#### Recorded information ####

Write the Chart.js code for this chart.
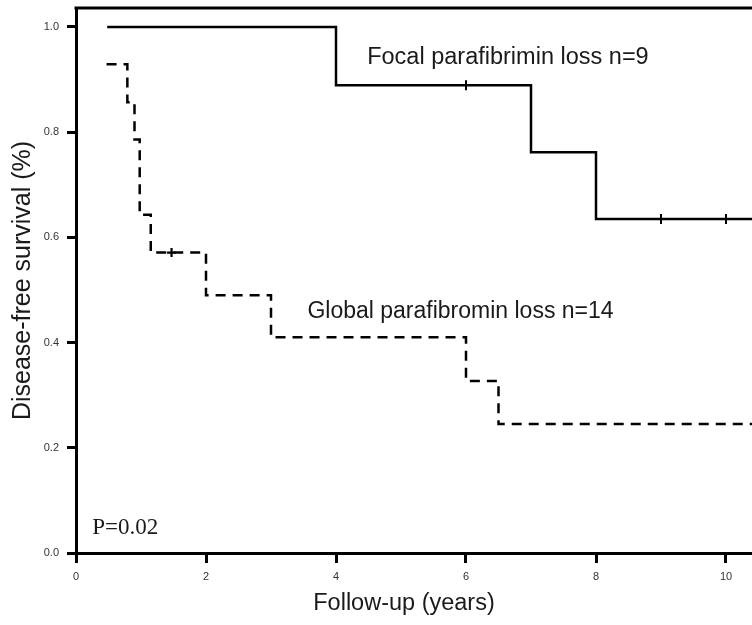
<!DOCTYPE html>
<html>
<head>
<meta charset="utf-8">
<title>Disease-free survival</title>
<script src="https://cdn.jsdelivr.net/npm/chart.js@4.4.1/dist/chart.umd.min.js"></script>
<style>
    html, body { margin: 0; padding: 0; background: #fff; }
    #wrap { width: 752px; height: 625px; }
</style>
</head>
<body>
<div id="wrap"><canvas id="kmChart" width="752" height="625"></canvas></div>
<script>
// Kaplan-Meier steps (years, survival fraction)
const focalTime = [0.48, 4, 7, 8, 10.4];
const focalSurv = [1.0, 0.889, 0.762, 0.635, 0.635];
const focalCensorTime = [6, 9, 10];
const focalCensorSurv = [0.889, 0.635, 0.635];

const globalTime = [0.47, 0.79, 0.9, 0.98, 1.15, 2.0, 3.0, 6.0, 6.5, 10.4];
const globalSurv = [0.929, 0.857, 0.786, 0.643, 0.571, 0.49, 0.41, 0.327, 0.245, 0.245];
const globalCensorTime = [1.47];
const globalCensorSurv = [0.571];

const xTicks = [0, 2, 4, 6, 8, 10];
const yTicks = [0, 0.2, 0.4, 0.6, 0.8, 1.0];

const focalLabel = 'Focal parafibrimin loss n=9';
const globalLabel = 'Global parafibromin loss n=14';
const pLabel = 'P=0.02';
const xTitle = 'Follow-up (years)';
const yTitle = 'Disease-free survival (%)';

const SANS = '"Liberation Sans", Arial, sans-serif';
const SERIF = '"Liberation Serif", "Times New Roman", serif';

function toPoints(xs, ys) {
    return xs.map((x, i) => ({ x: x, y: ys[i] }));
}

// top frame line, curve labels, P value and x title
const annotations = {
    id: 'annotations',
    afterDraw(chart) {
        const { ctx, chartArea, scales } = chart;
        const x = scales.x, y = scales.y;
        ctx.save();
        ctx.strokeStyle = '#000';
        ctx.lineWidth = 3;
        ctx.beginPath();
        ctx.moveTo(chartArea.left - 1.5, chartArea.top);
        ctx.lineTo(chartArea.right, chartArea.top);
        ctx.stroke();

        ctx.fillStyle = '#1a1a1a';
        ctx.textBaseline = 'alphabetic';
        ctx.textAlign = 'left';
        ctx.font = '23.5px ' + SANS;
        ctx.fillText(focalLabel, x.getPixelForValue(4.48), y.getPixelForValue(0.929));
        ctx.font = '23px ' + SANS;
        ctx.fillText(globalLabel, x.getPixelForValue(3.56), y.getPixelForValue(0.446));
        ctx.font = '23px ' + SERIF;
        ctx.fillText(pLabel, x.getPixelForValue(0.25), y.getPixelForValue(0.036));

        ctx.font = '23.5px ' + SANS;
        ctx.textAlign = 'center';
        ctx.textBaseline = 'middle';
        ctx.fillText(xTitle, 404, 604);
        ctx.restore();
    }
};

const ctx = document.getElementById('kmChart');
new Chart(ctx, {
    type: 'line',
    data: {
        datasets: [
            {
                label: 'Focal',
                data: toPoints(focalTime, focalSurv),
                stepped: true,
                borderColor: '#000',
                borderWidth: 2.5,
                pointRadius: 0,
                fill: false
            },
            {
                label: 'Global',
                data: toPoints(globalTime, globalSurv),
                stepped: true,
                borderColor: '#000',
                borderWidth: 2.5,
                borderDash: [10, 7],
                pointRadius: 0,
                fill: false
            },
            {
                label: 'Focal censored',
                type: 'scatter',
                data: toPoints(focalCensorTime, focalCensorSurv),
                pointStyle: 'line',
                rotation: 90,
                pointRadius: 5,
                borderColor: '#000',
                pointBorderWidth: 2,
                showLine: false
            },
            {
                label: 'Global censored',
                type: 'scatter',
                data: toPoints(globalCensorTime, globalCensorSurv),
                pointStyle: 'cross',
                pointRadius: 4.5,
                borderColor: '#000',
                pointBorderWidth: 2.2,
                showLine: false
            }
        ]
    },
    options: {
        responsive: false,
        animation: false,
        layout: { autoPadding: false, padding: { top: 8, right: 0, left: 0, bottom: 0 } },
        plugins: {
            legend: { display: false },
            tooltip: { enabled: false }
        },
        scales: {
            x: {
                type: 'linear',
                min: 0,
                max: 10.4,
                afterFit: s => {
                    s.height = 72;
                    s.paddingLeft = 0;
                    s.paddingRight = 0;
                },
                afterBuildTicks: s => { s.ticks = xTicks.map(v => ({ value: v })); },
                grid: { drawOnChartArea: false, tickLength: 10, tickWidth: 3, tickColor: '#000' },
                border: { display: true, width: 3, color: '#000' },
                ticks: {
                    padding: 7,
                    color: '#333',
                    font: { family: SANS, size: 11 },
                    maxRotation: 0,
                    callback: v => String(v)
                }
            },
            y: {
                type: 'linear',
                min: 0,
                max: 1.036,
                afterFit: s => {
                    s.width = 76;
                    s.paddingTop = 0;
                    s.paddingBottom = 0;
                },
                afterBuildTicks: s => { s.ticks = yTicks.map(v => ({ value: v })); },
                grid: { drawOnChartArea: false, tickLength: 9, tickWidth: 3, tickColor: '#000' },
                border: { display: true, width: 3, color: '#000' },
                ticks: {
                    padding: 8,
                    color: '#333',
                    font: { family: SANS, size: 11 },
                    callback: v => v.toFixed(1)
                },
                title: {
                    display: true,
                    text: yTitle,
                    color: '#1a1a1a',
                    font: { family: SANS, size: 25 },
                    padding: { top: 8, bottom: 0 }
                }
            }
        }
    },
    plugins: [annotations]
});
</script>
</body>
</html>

####

● **Aim**: Without the pictures, write out all of the material exactly.

● **Exercise answer**:
Write the Chart.js code for this chart.
<!DOCTYPE html>
<html>
<head>
<meta charset="utf-8">
<title>Disease-free survival</title>
<script src="https://cdn.jsdelivr.net/npm/chart.js@4.4.1/dist/chart.umd.min.js"></script>
<style>
    html, body { margin: 0; padding: 0; background: #fff; }
    #wrap { width: 752px; height: 625px; }
</style>
</head>
<body>
<div id="wrap"><canvas id="kmChart" width="752" height="625"></canvas></div>
<script>
// Kaplan-Meier steps (years, survival fraction)
const focalTime = [0.48, 4, 7, 8, 10.4];
const focalSurv = [1.0, 0.889, 0.762, 0.635, 0.635];
const focalCensorTime = [6, 9, 10];
const focalCensorSurv = [0.889, 0.635, 0.635];

const globalTime = [0.47, 0.79, 0.9, 0.98, 1.15, 2.0, 3.0, 6.0, 6.5, 10.4];
const globalSurv = [0.929, 0.857, 0.786, 0.643, 0.571, 0.49, 0.41, 0.327, 0.245, 0.245];
const globalCensorTime = [1.47];
const globalCensorSurv = [0.571];

const xTicks = [0, 2, 4, 6, 8, 10];
const yTicks = [0, 0.2, 0.4, 0.6, 0.8, 1.0];

const focalLabel = 'Focal parafibrimin loss n=9';
const globalLabel = 'Global parafibromin loss n=14';
const pLabel = 'P=0.02';
const xTitle = 'Follow-up (years)';
const yTitle = 'Disease-free survival (%)';

const SANS = '"Liberation Sans", Arial, sans-serif';
const SERIF = '"Liberation Serif", "Times New Roman", serif';

function toPoints(xs, ys) {
    return xs.map((x, i) => ({ x: x, y: ys[i] }));
}

// top frame line, curve labels, P value and x title
const annotations = {
    id: 'annotations',
    afterDraw(chart) {
        const { ctx, chartArea, scales } = chart;
        const x = scales.x, y = scales.y;
        ctx.save();
        ctx.strokeStyle = '#000';
        ctx.lineWidth = 3;
        ctx.beginPath();
        ctx.moveTo(chartArea.left - 1.5, chartArea.top);
        ctx.lineTo(chartArea.right, chartArea.top);
        ctx.stroke();

        ctx.fillStyle = '#1a1a1a';
        ctx.textBaseline = 'alphabetic';
        ctx.textAlign = 'left';
        ctx.font = '23.5px ' + SANS;
        ctx.fillText(focalLabel, x.getPixelForValue(4.48), y.getPixelForValue(0.929));
        ctx.font = '23px ' + SANS;
        ctx.fillText(globalLabel, x.getPixelForValue(3.56), y.getPixelForValue(0.446));
        ctx.font = '23px ' + SERIF;
        ctx.fillText(pLabel, x.getPixelForValue(0.25), y.getPixelForValue(0.036));

        ctx.font = '23.5px ' + SANS;
        ctx.textAlign = 'center';
        ctx.textBaseline = 'middle';
        ctx.fillText(xTitle, 404, 604);
        ctx.restore();
    }
};

const ctx = document.getElementById('kmChart');
new Chart(ctx, {
    type: 'line',
    data: {
        datasets: [
            {
                label: 'Focal',
                data: toPoints(focalTime, focalSurv),
                stepped: true,
                borderColor: '#000',
                borderWidth: 2.5,
                pointRadius: 0,
                fill: false
            },
            {
                label: 'Global',
                data: toPoints(globalTime, globalSurv),
                stepped: true,
                borderColor: '#000',
                borderWidth: 2.5,
                borderDash: [10, 7],
                pointRadius: 0,
                fill: false
            },
            {
                label: 'Focal censored',
                type: 'scatter',
                data: toPoints(focalCensorTime, focalCensorSurv),
                pointStyle: 'line',
                rotation: 90,
                pointRadius: 5,
                borderColor: '#000',
                pointBorderWidth: 2,
                showLine: false
            },
            {
                label: 'Global censored',
                type: 'scatter',
                data: toPoints(globalCensorTime, globalCensorSurv),
                pointStyle: 'cross',
                pointRadius: 4.5,
                borderColor: '#000',
                pointBorderWidth: 2.2,
                showLine: false
            }
        ]
    },
    options: {
        responsive: false,
        animation: false,
        layout: { autoPadding: false, padding: { top: 8, right: 0, left: 0, bottom: 0 } },
        plugins: {
            legend: { display: false },
            tooltip: { enabled: false }
        },
        scales: {
            x: {
                type: 'linear',
                min: 0,
                max: 10.4,
                afterFit: s => {
                    s.height = 72;
                    s.paddingLeft = 0;
                    s.paddingRight = 0;
                },
                afterBuildTicks: s => { s.ticks = xTicks.map(v => ({ value: v })); },
                grid: { drawOnChartArea: false, tickLength: 10, tickWidth: 3, tickColor: '#000' },
                border: { display: true, width: 3, color: '#000' },
                ticks: {
                    padding: 7,
                    color: '#333',
                    font: { family: SANS, size: 11 },
                    maxRotation: 0,
                    callback: v => String(v)
                }
            },
            y: {
                type: 'linear',
                min: 0,
                max: 1.036,
                afterFit: s => {
                    s.width = 76;
                    s.paddingTop = 0;
                    s.paddingBottom = 0;
                },
                afterBuildTicks: s => { s.ticks = yTicks.map(v => ({ value: v })); },
                grid: { drawOnChartArea: false, tickLength: 9, tickWidth: 3, tickColor: '#000' },
                border: { display: true, width: 3, color: '#000' },
                ticks: {
                    padding: 8,
                    color: '#333',
                    font: { family: SANS, size: 11 },
                    callback: v => v.toFixed(1)
                },
                title: {
                    display: true,
                    text: yTitle,
                    color: '#1a1a1a',
                    font: { family: SANS, size: 25 },
                    padding: { top: 8, bottom: 0 }
                }
            }
        }
    },
    plugins: [annotations]
});
</script>
</body>
</html>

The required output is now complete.